Project Overview
The aim of this project to detect and alert anomalies in critical or lagacy control systems (e.g., cranes) without direct connection to the system, yet using purely CCTV-based introspection. This provides an air-gap that protects the system from cyber attacks. However, vision based state estimation incorporates significantly higher noise for the model to differentiate whether it's a true anomaly.
Methodology
In this work, we propose a platform-agnostic anomaly detection framework, namely AWARE, for reliable anomaly detection in the real world. AWARE comprises of two major components:
-
A world model that learned the dynamics of the system and provides next state predictions given history states and actions. By comparing the real-time prediction error with a precomputed reference, the model flags whenever a large discrepancy of behavior occurs (e.g. collision, dangerous movement).
-
A latent estimator that estimates dynamics parameters from a window of states and actions. This functions as a complementary signal for detecting subtle changes of system dynamics (e.g. a degraded motor, or a shift of payload's center of mass).
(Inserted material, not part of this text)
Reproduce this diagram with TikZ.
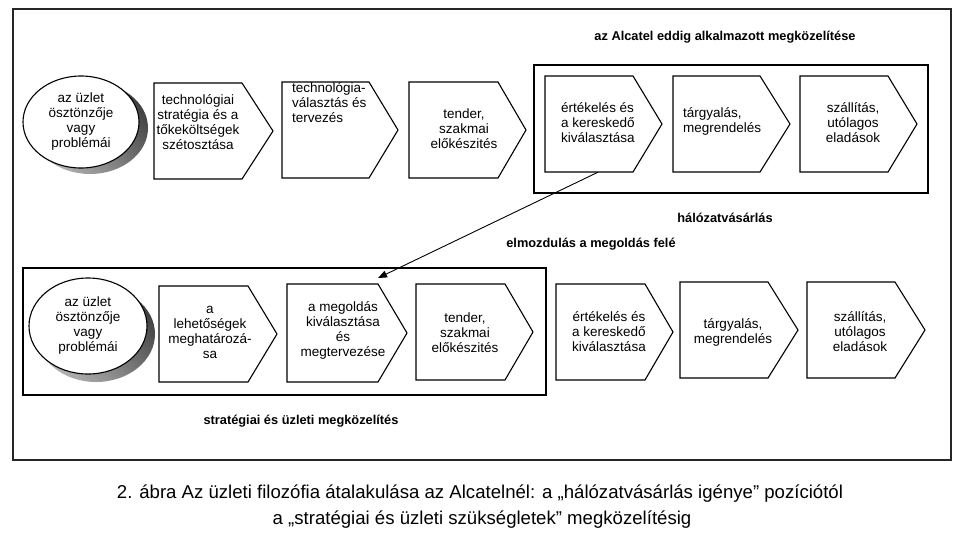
\documentclass[tikz,border=0pt]{standalone}
\usepackage{fontspec}
\setmainfont{Liberation Sans}
\usetikzlibrary{shapes.geometric,fit,arrows.meta,calc}
\tikzset{
  chevline/.style={draw=black, line width=1.1pt, fill=white},
  boxline/.style={draw=black, line width=1.3pt},
  frameline/.style={draw=black!85, line width=1.6pt},
  txt/.style={inner sep=0pt, align=center, font=\fontsize{13.5}{15}\selectfont},
  lbl/.style={inner sep=0pt, font=\fontsize{12.8}{15}\selectfont\bfseries},
  ell/.style={ellipse, draw=black, line width=1.1pt, fill=white, minimum width=116pt, minimum height=92pt, inner sep=0pt, align=center, font=\fontsize{13.5}{15}\selectfont},
  shadowfill/.style={left color=black!30, right color=black!75, shading angle=135},
  captxt/.style={inner sep=0pt, align=center, font=\fontsize{18.6}{22}\selectfont},
  arr/.style={line width=0.9pt, -{Triangle[length=9pt,width=7pt]}}
}
\newcommand\chev[6]{%
  \draw[chevline] (#2,#5) -- (#3,#5) -- (#4,{(#5+#6)/2}) -- (#3,#6) -- (#2,#6) -- cycle;
  \node[inner sep=0pt, fit={(#2,#5) (#4,#6)}] (#1) {};}
\begin{document}
\begin{tikzpicture}[x=1pt,y=-1pt]
\useasboundingbox (0,0) rectangle (959,555);
\fill[white] (0,0) rectangle (959,555);
% outer frame
\draw[frameline] (13,9) rectangle (951,460);
% inner boxes
\draw[boxline] (534,65) rectangle (928,193);
\draw[boxline] (23,268) rectangle (546,395);
% labels
\node[lbl] (ttl) at (725,37) {az Alcatel eddig alkalmazott megközelítése};
\node[lbl] (halo) at (725,218) {hálózatvásárlás};
\node[lbl] (elmo) at (591,244) {elmozdulás a megoldás felé};
\node[lbl] (strat) at (301,421) {stratégiai és üzleti megközelítés};
% top row
\shade[shadowfill] (90,128) ellipse [x radius=58, y radius=46];
\node[ell] (e1) at (81,122) {az üzlet\\ösztönzője\\vagy\\problémái};
\chev{c1}{154}{242}{273}{83}{179}
\node[txt] (t1) at (198,122) {technológiai\\stratégia és a\\tőkeköltségek\\szétosztása};
\chev{c2}{282}{369}{398}{82}{178}
\node[txt, align=left, anchor=west] (t2) at (292,103) {technológia-\\választás és\\tervezés};
\chev{c3}{409}{498}{526}{82}{178}
\node[txt] (t3) at (464,129) {tender,\\szakmai\\előkészités};
\chev{c4}{545}{633}{662}{76}{172}
\node[txt, align=left] (t4) at (598,123) {értékelés és\\a kereskedő\\kiválasztása};
\chev{c5}{673}{760}{790}{76}{172}
\node[txt, align=left, anchor=west] (t5) at (683,121) {tárgyalás,\\megrendelés};
\chev{c6}{800}{888}{917}{76}{172}
\node[txt] (t6) at (853,123) {szállítás,\\utólagos\\eladások};
% bottom row
\shade[shadowfill] (96,334) ellipse [x radius=59, y radius=48];
\node[ell, minimum width=118pt, minimum height=96pt] (e2) at (88,326) {az üzlet\\ösztönzője\\vagy\\problémái};
\chev{b1}{159}{248}{277}{286}{382}
\node[txt] (s1) at (210,332) {a\\lehetőségek\\meghatározá-\\sa};
\chev{b2}{287}{378}{407}{284}{382}
\node[txt] (s2) at (343,330) {a megoldás\\kiválasztása\\és\\megtervezése};
\chev{b3}{416}{505}{533}{284}{380}
\node[txt] (s3) at (465,333) {tender,\\szakmai\\előkészités};
\chev{b4}{556}{645}{673}{284}{380}
\node[txt] (s4) at (609,332) {értékelés és\\a kereskedő\\kiválasztása};
\chev{b5}{680}{768}{798}{282}{378}
\node[txt] (s5) at (733,332) {tárgyalás,\\megrendelés};
\chev{b6}{807}{895}{925}{282}{378}
\node[txt] (s6) at (860,332) {szállítás,\\utólagos\\eladások};
% arrow
\coordinate (arrStart) at ($(c4.south west)!0.453!(c4.south east)$);
\coordinate (arrEnd) at (378,278);
\draw[arr] (arrStart) -- (arrEnd);
% caption
\node[captxt] (cap1) at (480,494) {2. ábra Az üzleti filozófia átalakulása az Alcatelnél: a „hálózatvásárlás igénye” pozíciótól};
\node[captxt] (cap2) at (482,520) {a „stratégiai és üzleti szükségletek” megközelítésig};
\end{tikzpicture}
\end{document}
When such anomalies are detected, the model alerts the operator in real-time, enabling proactive expert intervention and preventing further damage. AWARE also supports damage introspection by decoding the estimated latent, pinpointing the source of the issue.
Results
- Our recent results demonstrate a 77% detection success rate for payload collisions and motor degradation using high noise, camera-based state estimation.
- The trained model demonstrates highly accurate motion prediction, with about 3 degrees of error over a 2 second horizon.
- Our method also demonstrates 96% success rate in detecting which motor is impaired with only camera-based state estimation.
Unlike modern VLMs which usually introduce large cloud compute and high latency, AWARE is designed to operate in real-time, fully on device (NVIDIA Jetson Orin), and consume less than 200W power.
Future Works
It would be interesting to see the transferability of AWARE on a complete different platform, for example, a quadruped robot. The robot contains higher dimensional observations that poses many challenges to the state estimation, such as self-occlusion. In the meantime, the moving robot suggests a dynamic nominal condition that changes with respect to the interection between robot and the environment. Also, it remains unclear whether AWARE still detects reliably when the locotion policy internally incorporates a level of self-correction.
Nevertheless, this project is still undergoing as more interesting aspects of the method are yet to be published.